I trained a basic model in Tensorflow on already existing public datasets, and used to assign a basic emotional context to ads just based off of the facial expressions in the ad creative.
Final Product
Once a reliable pipeline for ad level spend estimates and categorization has been established, one can easily answer a variety of questions about the current digital political ad environment:
- How much are conservative groups spending on immigration topics?
- How much money was spent on immigration related ads for certain period of time?
- What total reach did ads utilitizing ‘negative’ sentiments towards immigration have during a certain period of time?

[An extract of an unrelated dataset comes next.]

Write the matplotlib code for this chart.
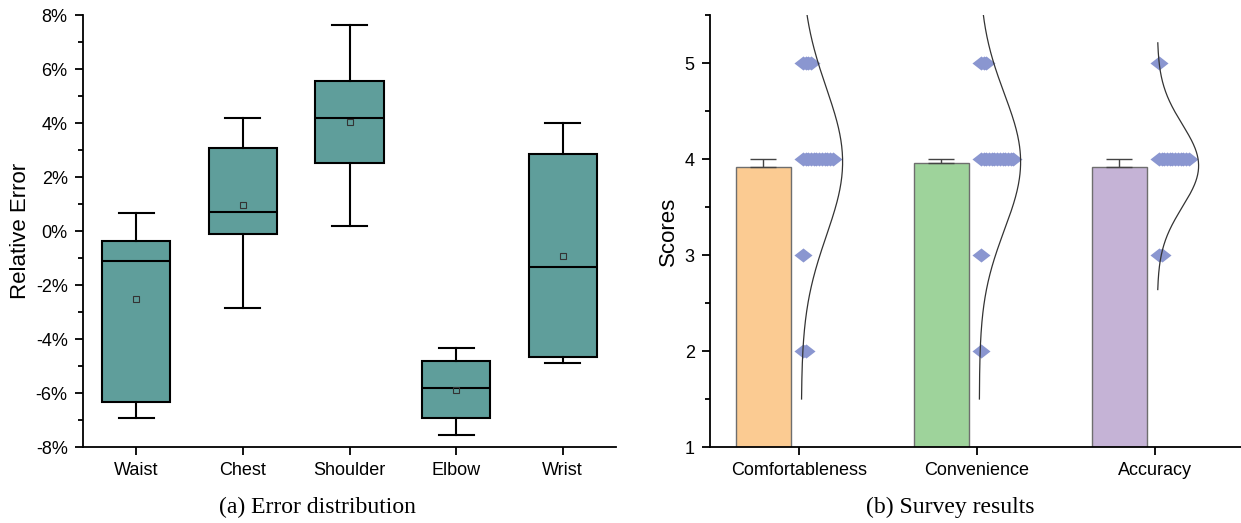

At GMMB we ended up producing a variety of dashboards, alert triggers, automated emails, and APIs – all that were only possible due to time spent creating a reliable data pipeline. Our base dataset and assorted research tools were used by a variety of media groups and organizations such as BFP, the Kamala Harris campaign, DSCC, DCCC, DGA, Priorities USA, as well as in-house for GMMB digital campaigns.
Traditional Media
Traditional media (TV, Radio, etc.) is entirely another beast. Rather than a problem of web scraping, it was a problem of digitization. That can wait for another post.